▸ **Supplied data**:
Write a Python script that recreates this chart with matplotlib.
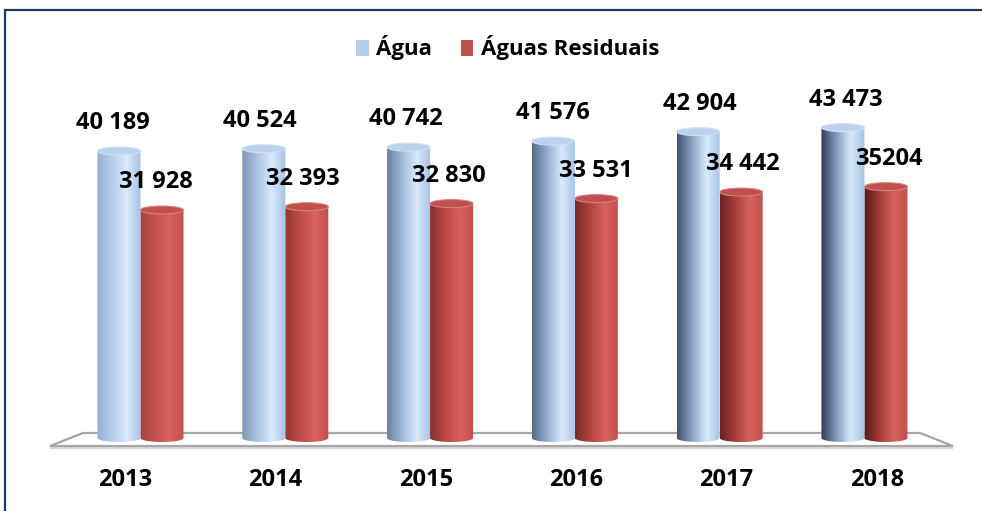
import numpy as np
import matplotlib.pyplot as plt
from matplotlib.patches import Ellipse, Polygon, PathPatch, Rectangle, Patch
from matplotlib.path import Path
from matplotlib.colors import LinearSegmentedColormap, to_rgb

plt.rcParams['font.family'] = ['Open Sans', 'DejaVu Sans']

years = ['2013', '2014', '2015', '2016', '2017', '2018']
agua = [40189, 40524, 40742, 41576, 42904, 43473]
residuais = [31928, 32393, 32830, 33531, 34442, 35204]
agua_labels = ['40 189', '40 524', '40 742', '41 576', '42 904', '43 473']
residuais_labels = ['31 928', '32 393', '32 830', '33 531', '34 442', '35204']

W, H = 982, 511
fig = plt.figure(figsize=(W / 100, H / 100), dpi=100)
ax = fig.add_axes([40 / W, 51 / H, 930 / W, 380 / H])
xmin, xmax = -0.694, 5.729
ymin, ymax = -3080, 50140
ax.set_xlim(xmin, xmax)
ax.set_ylim(ymin, ymax)
ax.axis('off')

# data units per pixel
dx = (xmax - xmin) / 930
dy = (ymax - ymin) / 380
PT = 72 / 100  # points per pixel


def mix(c1, c2, f):
    a, b = np.array(to_rgb(c1)), np.array(to_rgb(c2))
    return tuple(a + (b - a) * f)


def cylinder(xc, w, h, stops, cap, z):
    ry = 4 * dy
    x0, x1 = xc - w / 2, xc + w / 2
    t = np.linspace(np.pi, 2 * np.pi, 40)
    bottom = np.column_stack([xc + w / 2 * np.cos(t), ry * np.sin(t)])
    verts = np.vstack([[x0, h], bottom, [x1, h], [x0, h]])
    codes = [Path.MOVETO] + [Path.LINETO] * (len(verts) - 2) + [Path.CLOSEPOLY]
    clip = PathPatch(Path(verts, codes), transform=ax.transData, facecolor='none', edgecolor='none')
    ax.add_patch(clip)
    cmap = LinearSegmentedColormap.from_list('g', stops)
    grad = cmap(np.linspace(0, 1, 256))[None, :, :3]
    im = ax.imshow(grad, extent=[x0, x1, -ry, h], aspect='auto', interpolation='bicubic', zorder=z)
    im.set_clip_path(clip)
    ax.add_patch(Ellipse((xc, h), w, 2 * ry, facecolor=cap, edgecolor=mix(cap, '#ffffff', 0.3),
                         linewidth=0.8, zorder=z + 0.1))


# floor
back_y, front_y = 5 * dy, -8 * dy
floor = [(xmin + 43 * dx, back_y), (xmin + 880 * dx, back_y),
         (xmin + 913 * dx, front_y), (xmin + 10 * dx, front_y)]
shadow = [(x, y - 2 * dy) for x, y in floor]
ax.add_patch(Polygon(shadow, closed=True, facecolor='none', edgecolor='#d9d9d9', linewidth=1.6, zorder=1, clip_on=False))
ax.add_patch(Polygon(floor, closed=True, facecolor='white', edgecolor='#a6a6a6', linewidth=1.6, zorder=1.2, clip_on=False))

bw = 0.297
txt = dict(ha='center', va='center', fontsize=17, fontweight='bold', textcoords='offset points')
for i in range(len(years)):
    f = i / (len(years) - 1)
    blue_stops = [(0, mix('#93aed0', '#2c3b56', f)), (0.35, mix('#b7cfea', '#8199bc', f)),
                  (0.68, '#d9ebfd'), (1.0, '#a3c0e3')]
    red_stops = [(0, mix('#a2403c', '#5a1818', f)), (0.35, mix('#c4524e', '#a33a37', f)),
                 (0.68, '#d9625d'), (1.0, '#c0504d')]
    cylinder(i + bw / 2, bw, residuais[i], red_stops, '#c24f4b', 2)
    cylinder(i - bw / 2, bw, agua[i], blue_stops, '#bcd2ec', 3)

    # slight perspective shift of labels
    shift = (-6 + 1.8 * i) * PT
    ax.annotate(agua_labels[i], (i - bw / 2, agua[i]), xytext=(shift, 20), zorder=5, **txt)
    ax.annotate(residuais_labels[i], (i + bw / 2, residuais[i]), xytext=(shift, 20), zorder=5, **txt)
    ax.annotate(years[i], (i, 0), xytext=((-15.5 + 5.6 * i) * PT, -30), annotation_clip=False, **txt)

handles = [Patch(facecolor='#b3cceb', edgecolor='none', label='Água'),
           Patch(facecolor='#c0504d', edgecolor='none', label='Águas Residuais')]
fig.legend(handles=handles, loc='center', bbox_to_anchor=(508 / W, 1 - 48 / H), ncol=2, frameon=False,
           prop={'size': 16, 'weight': 'bold'}, handlelength=0.55, handleheight=0.75,
           handletextpad=0.35, columnspacing=1.3)

fig.add_artist(Rectangle((5 / W, -0.05), 1.2, 1.05 - 10 / H, transform=fig.transFigure,
                         facecolor='none', edgecolor='#1f3a60', linewidth=1.6))

fig.savefig('out.png', dpi=100)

▸ **Your goal**: Transcribe the opening line of the listing above, please, and every line after it through the line with "linewidth=0.8, zorder=z +", word for word, without pictures.

▸ **Full response**:
Write a Python script that recreates this chart with matplotlib.
import numpy as np
import matplotlib.pyplot as plt
from matplotlib.patches import Ellipse, Polygon, PathPatch, Rectangle, Patch
from matplotlib.path import Path
from matplotlib.colors import LinearSegmentedColormap, to_rgb

plt.rcParams['font.family'] = ['Open Sans', 'DejaVu Sans']

years = ['2013', '2014', '2015', '2016', '2017', '2018']
agua = [40189, 40524, 40742, 41576, 42904, 43473]
residuais = [31928, 32393, 32830, 33531, 34442, 35204]
agua_labels = ['40 189', '40 524', '40 742', '41 576', '42 904', '43 473']
residuais_labels = ['31 928', '32 393', '32 830', '33 531', '34 442', '35204']

W, H = 982, 511
fig = plt.figure(figsize=(W / 100, H / 100), dpi=100)
ax = fig.add_axes([40 / W, 51 / H, 930 / W, 380 / H])
xmin, xmax = -0.694, 5.729
ymin, ymax = -3080, 50140
ax.set_xlim(xmin, xmax)
ax.set_ylim(ymin, ymax)
ax.axis('off')

# data units per pixel
dx = (xmax - xmin) / 930
dy = (ymax - ymin) / 380
PT = 72 / 100  # points per pixel


def mix(c1, c2, f):
    a, b = np.array(to_rgb(c1)), np.array(to_rgb(c2))
    return tuple(a + (b - a) * f)


def cylinder(xc, w, h, stops, cap, z):
    ry = 4 * dy
    x0, x1 = xc - w / 2, xc + w / 2
    t = np.linspace(np.pi, 2 * np.pi, 40)
    bottom = np.column_stack([xc + w / 2 * np.cos(t), ry * np.sin(t)])
    verts = np.vstack([[x0, h], bottom, [x1, h], [x0, h]])
    codes = [Path.MOVETO] + [Path.LINETO] * (len(verts) - 2) + [Path.CLOSEPOLY]
    clip = PathPatch(Path(verts, codes), transform=ax.transData, facecolor='none', edgecolor='none')
    ax.add_patch(clip)
    cmap = LinearSegmentedColormap.from_list('g', stops)
    grad = cmap(np.linspace(0, 1, 256))[None, :, :3]
    im = ax.imshow(grad, extent=[x0, x1, -ry, h], aspect='auto', interpolation='bicubic', zorder=z)
    im.set_clip_path(clip)
    ax.add_patch(Ellipse((xc, h), w, 2 * ry, facecolor=cap, edgecolor=mix(cap, '#ffffff', 0.3),
                         linewidth=0.8, zorder=z + 0.1))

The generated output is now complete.